Tony Cape will read from his memoir, Diamond Highway: A Tibetan Buddhist Path in America on May 9th at Brattleboro Shambhala Meditation Group
Author and educator Tony Cape talks about his experiences as an early student and personal attendant to the seminal Tibetan Buddhist teacher and meditation master Chögyam Trungpa Rinpoche
In the heady days of the 1970’s when flocks of young seekers from the west were experimenting with drugs, lifestyle options and spirituality of all stripes, budding journalist Tony Cape migrated to the United States from his home in England to become an early student of the seminal Buddhist teacher Chögyam Trungpa Rinpoche. After nearly four decades as a meditation student in the community that Rinpoche established, Tony will be reading from his insightful, funny and nakedly honest account of his life as a first generation Tibetan Buddhist convert. The reading, followed by what promises to be a lively discussion, is scheduled for 7:30 PM on Thursday, May 9th at the Brattleboro Shambhala Meditation Group in the Whetstone Arts Building at 28 Williams St., Brattleboro.
Tony’s accounting of his doubt and devotion make this very personal memoir about the early days of the Shambhala community an instant classic and an important story about finding one’s own way along a genuine spiritual path.

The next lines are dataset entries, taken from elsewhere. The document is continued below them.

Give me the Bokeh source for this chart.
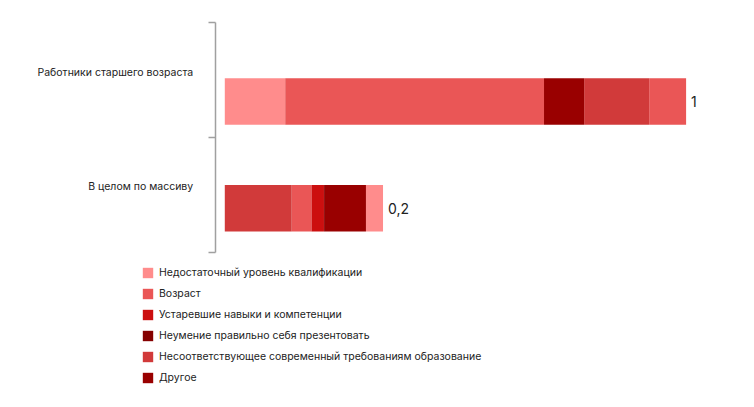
from bokeh.plotting import figure
from bokeh.models import (ColumnDataSource, Range1d, FixedTicker, Legend, LegendItem)
from bokeh.core.properties import value
from bokeh.embed import file_html
from bokeh.resources import INLINE

# ---------------- data ----------------
categories = ["Работники старшего возраста", "В целом по массиву"]
reasons = [
    "Недостаточный уровень квалификации",
    "Возраст",
    "Устаревшие навыки и компетенции",
    "Неумение правильно себя презентовать",
    "Несоответствующее современный требованиям образование",
    "Другое",
]
colors = ["#FF8C8C", "#EA5656", "#CC0F0F", "#850000", "#D13A3A", "#990000"]

# segments of each bar, left to right
older_reasons = ["Недостаточный уровень квалификации", "Возраст", "Другое",
                 "Несоответствующее современный требованиям образование", "Возраст"]
older_values = [13.1, 56.1, 8.7, 14.1, 8.0]
overall_reasons = ["Несоответствующее современный требованиям образование", "Возраст",
                   "Устаревшие навыки и компетенции",
                   "Неумение правильно себя презентовать", "Другое",
                   "Недостаточный уровень квалификации"]
overall_values = [14.5, 4.3, 2.7, 0.2, 8.9, 3.7]
total_labels = ["1", "0,2"]

# ---------------- layout constants ----------------
FONT = "Inter"
TXT = "#222222"
bar_y = [1.316, 0.388]        # bar centres (y units, band 0..2)
label_y = [1.568, 0.577]      # category label positions
bar_h = 0.405

p = figure(width=750, height=405, output_backend="svg", toolbar_location=None,
           x_range=Range1d(-48.62, 113.96), y_range=Range1d(-1.328, 2.194),
           min_border=0)
p.outline_line_color = None
p.grid.visible = False
p.xaxis.visible = False

bars = [(older_reasons, older_values), (overall_reasons, overall_values)]
renderers = {}
for r, c in zip(reasons, colors):
    lefts, rights, ys = [], [], []
    for (rs, vs), y in zip(bars, bar_y):
        acc = 0.0
        for name, v in zip(rs, vs):
            if name == r:
                lefts.append(acc)
                rights.append(acc + v)
                ys.append(y)
            acc += v
    src = ColumnDataSource(dict(y=ys, left=lefts, right=rights))
    renderers[r] = p.hbar(y="y", left="left", right="right", height=bar_h,
                          fill_color=c, line_color=None, source=src)

# totals at the end of bars
ends = [sum(older_values), sum(overall_values)]
p.text(x=ends, y=bar_y, text=total_labels, x_offset=5,
       text_baseline="middle", text_align="left",
       text_font=value(FONT), text_font_size="14px", text_color=TXT)

# y axis drawn at a fixed x just left of the bars
yax = p.yaxis[0]
yax.fixed_location = -2.08
yax.bounds = (0, 2)
yax.ticker = FixedTicker(ticks=label_y, minor_ticks=[0, 1, 2])
yax.major_label_overrides = {label_y[0]: categories[0], label_y[1]: categories[1]}
yax.major_tick_out = 0
yax.major_tick_in = 0
yax.minor_tick_out = 7
yax.minor_tick_in = 0
yax.minor_tick_line_color = "#A0A0A0"
yax.minor_tick_line_width = 1.5
yax.axis_line_color = "#A0A0A0"
yax.axis_line_width = 1.5
yax.major_label_standoff = 15
yax.major_label_text_font = FONT
yax.major_label_text_font_size = "10.5px"
yax.major_label_text_color = TXT

legend = Legend(
    items=[LegendItem(label=r, renderers=[renderers[r]]) for r in reasons],
    location=(141, 21),
    glyph_width=13, glyph_height=13, label_height=13, spacing=8,
    label_standoff=5, padding=0, margin=0,
    border_line_alpha=0, background_fill_alpha=0,
    label_text_font=FONT, label_text_font_size="10.5px", label_text_color=TXT,
)
p.add_layout(legend, "center")

open("out.html", "w").write(file_html(p, INLINE))
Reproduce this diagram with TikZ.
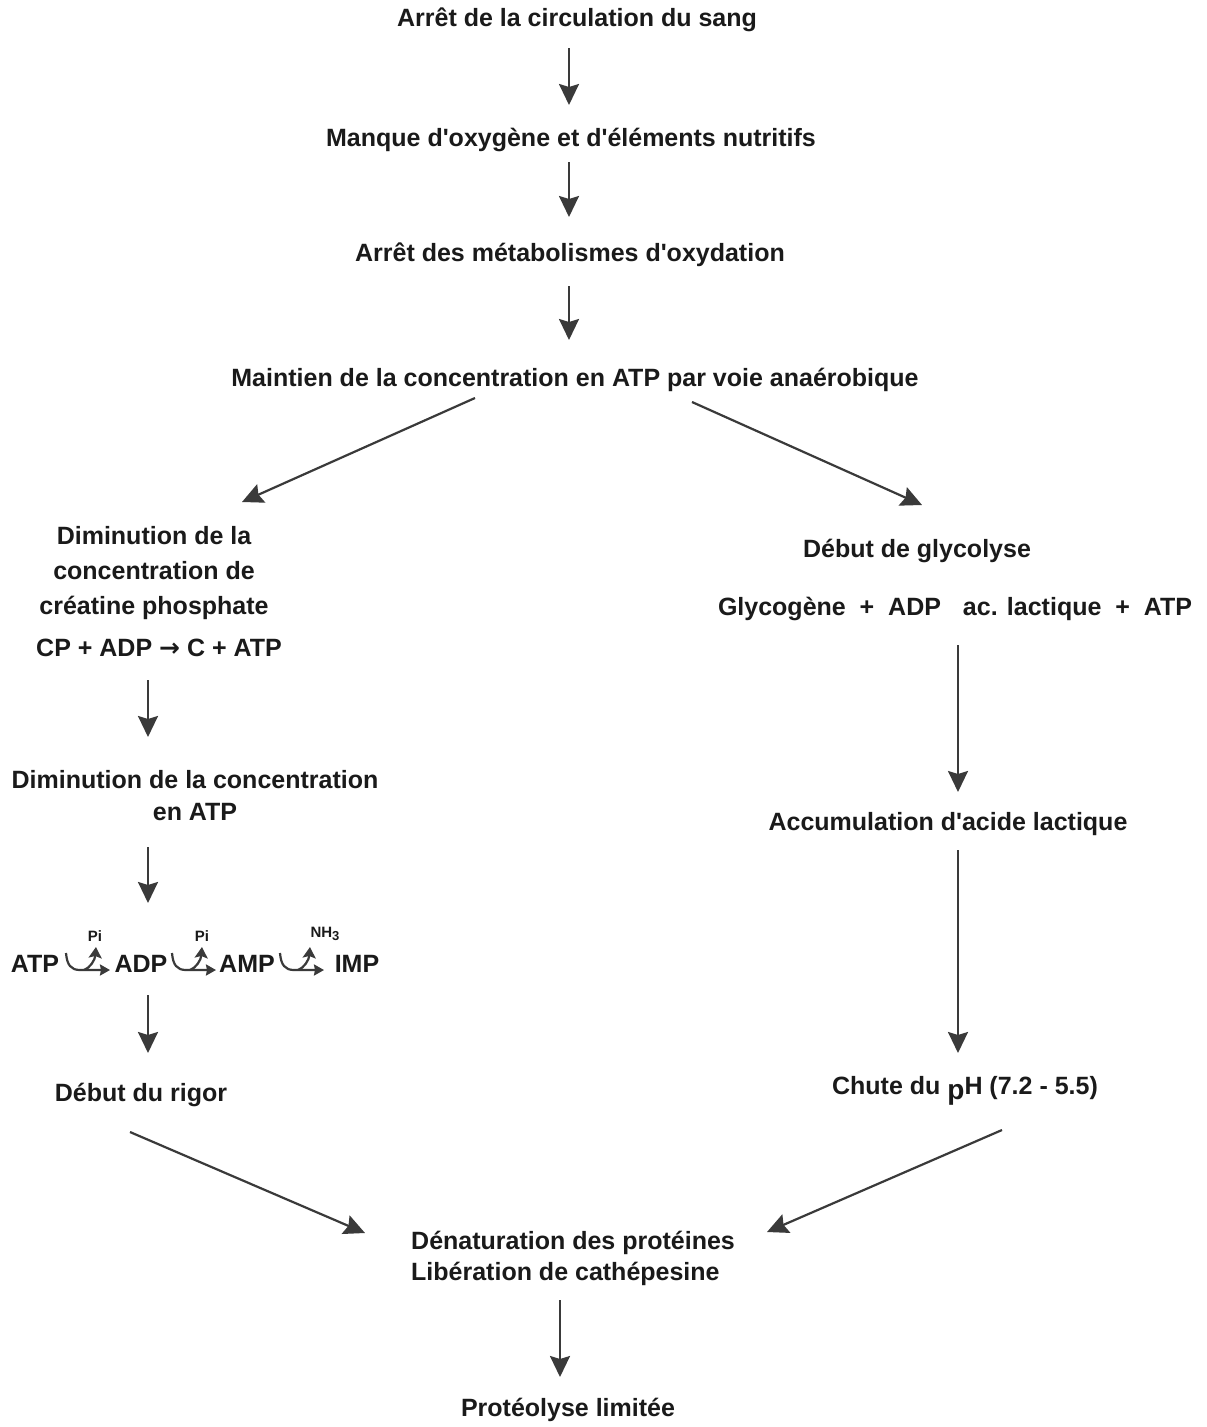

Diamond Highway, A Tibetan Buddhist Path in America has already begun to receive rave reviews. Sharon Salzberg, co-founder of the Insight Meditation Society and author of Lovingkindness says, “Diamond Highway is a powerful, moving and very present story of faith, doubt, despair and emergence. While depicting the evolution of one Buddhist community in the West, it has resonance for an entire era of seeking and discovery.” And David Rome, for many years Trungpa Rinpoche’s private secretary, says “Diamond Highway is a compellingly-written, searingly honest memoir…”
In addition to Diamond Highway, Tony has written four works of fiction including the very successful cold war novel, The Cambridge Theorem. He has taught writing at Bard College and Yale University and now teaches at Hartsbrook Waldorf School in Hadley, Massachusetts.
Brattleboro Shambhala Meditation group is one of nearly two hundred meditation centers world-wide founded by Trungpa Rinpoche and now led buy his son, Sakyong Mipham Rinpoche.